DIRECTIONS FOR THIS TASK:
Repeat the material exactly from its first line to the line that includes "(abot) -- (atop);". Skip pictures.
○ ○ ○
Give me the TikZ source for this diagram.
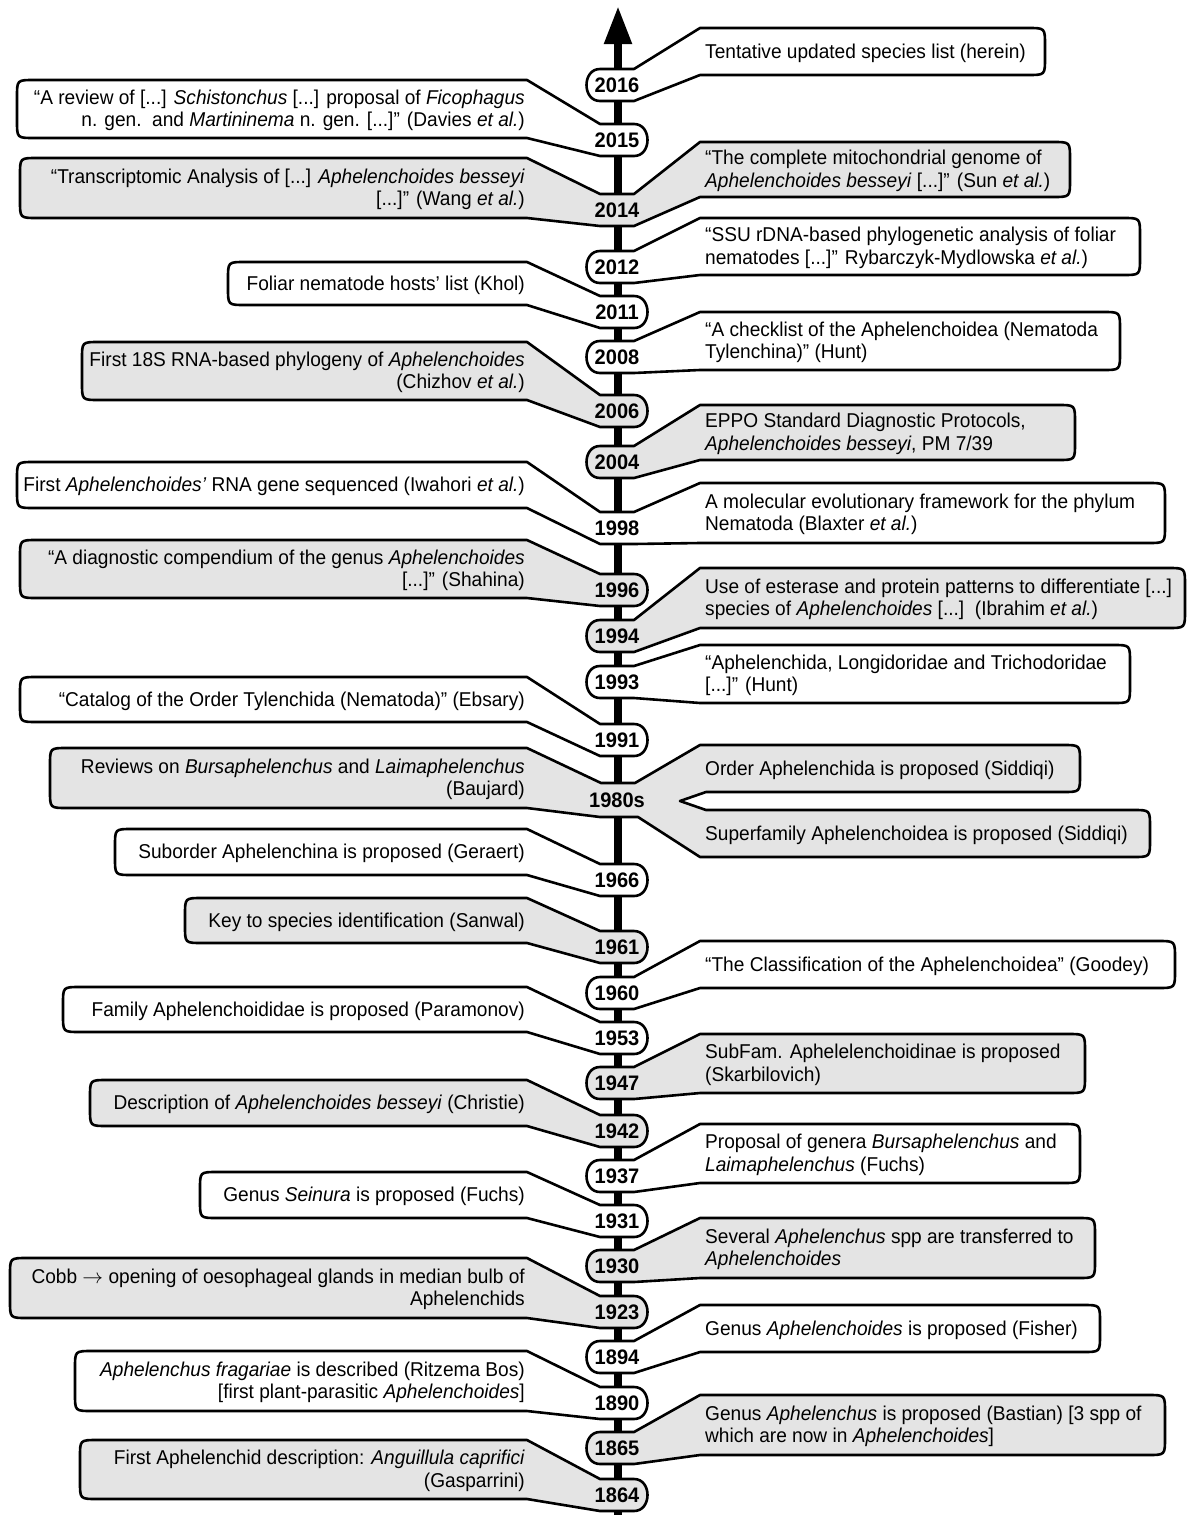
\documentclass[tikz,border=0pt]{standalone}
\usepackage{fontspec}
\setmainfont[FakeStretch=0.955]{Liberation Sans}
\usetikzlibrary{arrows.meta}
\definecolor{cg}{RGB}{228,228,228}
\newcommand{\fs}{\fontsize{20}{22.5}\selectfont}
\newcommand{\fsy}{\fontsize{21}{23}\selectfont}
% left callout: #1 fill, #2 year y, #3 outer x, #4 top, #5 bottom
\newcommand{\callL}[5]{\draw[callout,fill=#1] (527,#4) -- (600,#2-16) -- (634,#2-16) .. controls (652,#2-16) and (652,#2+16) .. (634,#2+16) -- (600,#2+16) -- (527,#5) -- (#3+17,#5) .. controls (#3,#5) and (#3,#5) .. (#3,#5-17) -- (#3,#4+17) .. controls (#3,#4) and (#3,#4) .. (#3+17,#4) -- cycle;}
% right callout
\newcommand{\callR}[5]{\draw[callout,fill=#1] (700,#4) -- (634,#2-16) -- (600,#2-16) .. controls (582,#2-16) and (582,#2+16) .. (600,#2+16) -- (634,#2+16) -- (700,#5) -- (#3-17,#5) .. controls (#3,#5) and (#3,#5) .. (#3,#5-17) -- (#3,#4+17) .. controls (#3,#4) and (#3,#4) .. (#3-17,#4) -- cycle;}
% callouts on both sides
\newcommand{\callLR}[8]{\draw[callout,fill=#1] (527,#4) -- (600,#2-16) -- (634,#2-16) -- (700,#7) -- (#6-17,#7) .. controls (#6,#7) and (#6,#7) .. (#6,#7+17) -- (#6,#8-17) .. controls (#6,#8) and (#6,#8) .. (#6-17,#8) -- (700,#8) -- (634,#2+16) -- (600,#2+16) -- (527,#5) -- (#3+17,#5) .. controls (#3,#5) and (#3,#5) .. (#3,#5-17) -- (#3,#4+17) .. controls (#3,#4) and (#3,#4) .. (#3+17,#4) -- cycle;}
\begin{document}
\begin{tikzpicture}[x=1pt,y=-1pt,
  callout/.style={draw=black,line width=2.6pt,line join=round},
  ltext/.style={anchor=east,align=right,inner sep=0pt,font=\fs,yshift=-1.5pt},
  rtext/.style={anchor=west,align=left,inner sep=0pt,font=\fs,yshift=-1.5pt},
  yr/.style={inner sep=0pt,font=\fsy\bfseries,yshift=-0.5pt},
  axisline/.style={line width=8pt,-{Triangle[length=38pt,width=26pt]}}]
\fill[white] (0,0) rectangle (1190,1515);
\useasboundingbox (0,0) rectangle (1190,1515);
\coordinate (abot) at (618,1515);
\coordinate (atop) at (618,6);
\draw[axisline] (abot) -- (atop);

% 2016
\callR{white}{85}{1045}{28}{75}
\node[rtext] (t2016) at (705,51.5) {Tentative updated species list (herein)};
\node[yr] (y2016) at (617,85) {2016};
% 2015
\callL{white}{140}{17}{80}{138}
\node[ltext] (t2015) at (525,109) {“A review of [...] \textit{Schistonchus} [...] proposal of \textit{Ficophagus}\\ n. gen.\ \ and \textit{Martininema} n. gen. [...]” (Davies \textit{et al.})};
\node[yr] (y2015) at (617,140) {2015};
% 2014
\callLR{cg}{210}{20}{158}{218}{1070}{142}{197}
\node[ltext] (t2014a) at (525,188) {“Transcriptomic Analysis of [...] \textit{Aphelenchoides besseyi}\\{}[...]” (Wang \textit{et al.})};
\node[rtext] (t2014b) at (705,169.5) {“The complete mitochondrial genome of\\ \textit{Aphelenchoides besseyi} [...]” (Sun \textit{et al.})};
\node[yr] (y2014) at (617,210) {2014};
% 2012
\callR{white}{267}{1140}{218}{275}
\node[rtext] (t2012) at (705,246.5) {“SSU rDNA-based phylogenetic analysis of foliar\\ nematodes [...]” Rybarczyk-Mydlowska \textit{et al.})};
\node[yr] (y2012) at (617,267) {2012};
% 2011
\callL{white}{312}{228}{262}{305}
\node[ltext] (t2011) at (525,283.5) {Foliar nematode hosts’ list (Khol)};
\node[yr] (y2011) at (617,312) {2011};
% 2008
\callR{white}{357}{1120}{312}{370}
\node[rtext] (t2008) at (705,341) {“A checklist of the Aphelenchoidea (Nematoda\\ Tylenchina)” (Hunt)};
\node[yr] (y2008) at (617,357) {2008};
% 2006
\callL{cg}{411}{82}{342}{400}
\node[ltext] (t2006) at (525,371) {First 18S RNA-based phylogeny of \textit{Aphelenchoides}\\ (Chizhov \textit{et al.})};
\node[yr] (y2006) at (617,411) {2006};
% 2004
\callR{cg}{462}{1075}{405}{460}
\node[rtext] (t2004) at (705,432.5) {EPPO Standard Diagnostic Protocols,\\ \textit{Aphelenchoides besseyi}, PM 7/39};
\node[yr] (y2004) at (617,462) {2004};
% 1998
\callLR{white}{528}{17}{462}{508}{1165}{483}{543}
\node[ltext] (t1998a) at (525,485) {First \textit{Aphelenchoides’} RNA gene sequenced (Iwahori \textit{et al.})};
\node[rtext] (t1998b) at (705,513) {A molecular evolutionary framework for the phylum\\ Nematoda (Blaxter \textit{et al.})};
\node[yr] (y1998) at (617,528) {1998};
% 1996
\callL{cg}{590}{20}{540}{598}
\node[ltext] (t1996) at (525,569) {“A diagnostic compendium of the genus \textit{Aphelenchoides}\\{}[...]” (Shahina)};
\node[yr] (y1996) at (617,590) {1996};
% 1994
\callR{cg}{636}{1185}{568}{628}
\node[rtext] (t1994) at (705,598) {Use of esterase and protein patterns to differentiate [...]\\ species of \textit{Aphelenchoides} [...]\ \ (Ibrahim \textit{et al.})};
\node[yr] (y1994) at (617,636) {1994};
% 1993
\callR{white}{682}{1130}{645}{703}
\node[rtext] (t1993) at (705,674) {“Aphelenchida, Longidoridae and Trichodoridae\\{}[...]” (Hunt)};
\node[yr] (y1993) at (617,682) {1993};
% 1991
\callL{white}{740}{20}{677}{722}
\node[ltext] (t1991) at (525,699.5) {“Catalog of the Order Tylenchida (Nematoda)” (Ebsary)};
\node[yr] (y1991) at (617,740) {1991};
% 1980s
\draw[callout,fill=cg] (527,748) -- (601,783) -- (635,783) -- (700,745) -- (1063,745) .. controls (1080,745) and (1080,745) .. (1080,762) -- (1080,775) .. controls (1080,792) and (1080,792) .. (1063,792) -- (706,792) -- (680,801) -- (706,810) -- (1133,810) .. controls (1150,810) and (1150,810) .. (1150,827) -- (1150,840) .. controls (1150,857) and (1150,857) .. (1133,857) -- (700,857) -- (638,817) -- (600,817) -- (527,808) -- (67,808) .. controls (50,808) and (50,808) .. (50,791) -- (50,765) .. controls (50,748) and (50,748) .. (67,748) -- cycle;
\node[ltext] (t1980a) at (525,778) {Reviews on \textit{Bursaphelenchus} and \textit{Laimaphelenchus}\\ (Baujard)};
\node[rtext] (t1980b) at (705,768.5) {Order Aphelenchida is proposed (Siddiqi)};
\node[rtext] (t1980c) at (705,833.5) {Superfamily Aphelenchoidea is proposed (Siddiqi)};
\node[yr] (y1980) at (617,800) {1980s};
% 1966
\callL{white}{880}{115}{829}{875}
\node[ltext] (t1966) at (525,852) {Suborder Aphelenchina is proposed (Geraert)};
\node[yr] (y1966) at (617,880) {1966};
% 1961
\callL{cg}{947}{185}{898}{943}
\node[ltext] (t1961) at (525,920.5) {Key to species identification (Sanwal)};
\node[yr] (y1961) at (617,947) {1961};
% 1960
\callR{white}{993}{1175}{941}{988}
\node[rtext] (t1960) at (705,964.5) {“The Classification of the Aphelenchoidea” (Goodey)};
\node[yr] (y1960) at (617,993) {1960};
% 1953
\callL{white}{1038}{63}{987}{1032}
\node[ltext] (t1953) at (525,1009.5) {Family Aphelenchoididae is proposed (Paramonov)};
\node[yr] (y1953) at (617,1038) {1953};
% 1947
\callR{cg}{1083}{1085}{1034}{1093}
\node[rtext] (t1947) at (705,1063.5) {SubFam. Aphelelenchoidinae is proposed\\ (Skarbilovich)};
\node[yr] (y1947) at (617,1083) {1947};
% 1942
\callL{cg}{1131}{90}{1080}{1126}
\node[ltext] (t1942) at (525,1103) {Description of \textit{Aphelenchoides besseyi} (Christie)};
\node[yr] (y1942) at (617,1131) {1942};
% 1937
\callR{white}{1176}{1080}{1124}{1183}
\node[rtext] (t1937) at (705,1153.5) {Proposal of genera \textit{Bursaphelenchus} and\\ \textit{Laimaphelenchus} (Fuchs)};
\node[yr] (y1937) at (617,1176) {1937};
% 1931
\callL{white}{1221}{200}{1172}{1218}
\node[ltext] (t1931) at (525,1195) {Genus \textit{Seinura} is proposed (Fuchs)};
\node[yr] (y1931) at (617,1221) {1931};
% 1930
\callR{cg}{1266}{1095}{1218}{1278}
\node[rtext] (t1930) at (705,1248) {Several \textit{Aphelenchus} spp are transferred to\\ \textit{Aphelenchoides}};
\node[yr] (y1930) at (617,1266) {1930};
% 1923
\callL{cg}{1312}{10}{1258}{1318}
\node[ltext] (t1923) at (525,1288) {Cobb $\rightarrow$ opening of oesophageal glands in median bulb of\\ Aphelenchids};
\node[yr] (y1923) at (617,1312) {1923};
% 1894
\callR{white}{1357}{1100}{1305}{1352}
\node[rtext] (t1894) at (705,1328.5) {Genus \textit{Aphelenchoides} is proposed (Fisher)};
\node[yr] (y1894) at (617,1357) {1894};
% 1890
\callL{white}{1403}{75}{1351}{1411}
\node[ltext] (t1890) at (525,1381) {\textit{Aphelenchus fragariae} is described (Ritzema Bos)\\{}[first plant-parasitic \textit{Aphelenchoides}]};
\node[yr] (y1890) at (617,1403) {1890};
% 1865
\callR{cg}{1448}{1165}{1395}{1455}
\node[rtext] (t1865) at (705,1425) {Genus \textit{Aphelenchus} is proposed (Bastian) [3 spp of\\ which are now in \textit{Aphelenchoides}]};
\node[yr] (y1865) at (617,1448) {1865};
% 1864
\callL{cg}{1495}{80}{1440}{1499}
\node[ltext] (t1864) at (525,1469.5) {First Aphelenchid description: \textit{Anguillula caprifici}\\ (Gasparrini)};
\node[yr] (y1864) at (617,1495) {1864};
\end{tikzpicture}
\end{document}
○ ○ ○
SOLVED EXERCISE:
Give me the TikZ source for this diagram.
\documentclass[tikz,border=0pt]{standalone}
\usepackage{fontspec}
\setmainfont[FakeStretch=0.955]{Liberation Sans}
\usetikzlibrary{arrows.meta}
\definecolor{cg}{RGB}{228,228,228}
\newcommand{\fs}{\fontsize{20}{22.5}\selectfont}
\newcommand{\fsy}{\fontsize{21}{23}\selectfont}
% left callout: #1 fill, #2 year y, #3 outer x, #4 top, #5 bottom
\newcommand{\callL}[5]{\draw[callout,fill=#1] (527,#4) -- (600,#2-16) -- (634,#2-16) .. controls (652,#2-16) and (652,#2+16) .. (634,#2+16) -- (600,#2+16) -- (527,#5) -- (#3+17,#5) .. controls (#3,#5) and (#3,#5) .. (#3,#5-17) -- (#3,#4+17) .. controls (#3,#4) and (#3,#4) .. (#3+17,#4) -- cycle;}
% right callout
\newcommand{\callR}[5]{\draw[callout,fill=#1] (700,#4) -- (634,#2-16) -- (600,#2-16) .. controls (582,#2-16) and (582,#2+16) .. (600,#2+16) -- (634,#2+16) -- (700,#5) -- (#3-17,#5) .. controls (#3,#5) and (#3,#5) .. (#3,#5-17) -- (#3,#4+17) .. controls (#3,#4) and (#3,#4) .. (#3-17,#4) -- cycle;}
% callouts on both sides
\newcommand{\callLR}[8]{\draw[callout,fill=#1] (527,#4) -- (600,#2-16) -- (634,#2-16) -- (700,#7) -- (#6-17,#7) .. controls (#6,#7) and (#6,#7) .. (#6,#7+17) -- (#6,#8-17) .. controls (#6,#8) and (#6,#8) .. (#6-17,#8) -- (700,#8) -- (634,#2+16) -- (600,#2+16) -- (527,#5) -- (#3+17,#5) .. controls (#3,#5) and (#3,#5) .. (#3,#5-17) -- (#3,#4+17) .. controls (#3,#4) and (#3,#4) .. (#3+17,#4) -- cycle;}
\begin{document}
\begin{tikzpicture}[x=1pt,y=-1pt,
  callout/.style={draw=black,line width=2.6pt,line join=round},
  ltext/.style={anchor=east,align=right,inner sep=0pt,font=\fs,yshift=-1.5pt},
  rtext/.style={anchor=west,align=left,inner sep=0pt,font=\fs,yshift=-1.5pt},
  yr/.style={inner sep=0pt,font=\fsy\bfseries,yshift=-0.5pt},
  axisline/.style={line width=8pt,-{Triangle[length=38pt,width=26pt]}}]
\fill[white] (0,0) rectangle (1190,1515);
\useasboundingbox (0,0) rectangle (1190,1515);
\coordinate (abot) at (618,1515);
\coordinate (atop) at (618,6);
\draw[axisline] (abot) -- (atop);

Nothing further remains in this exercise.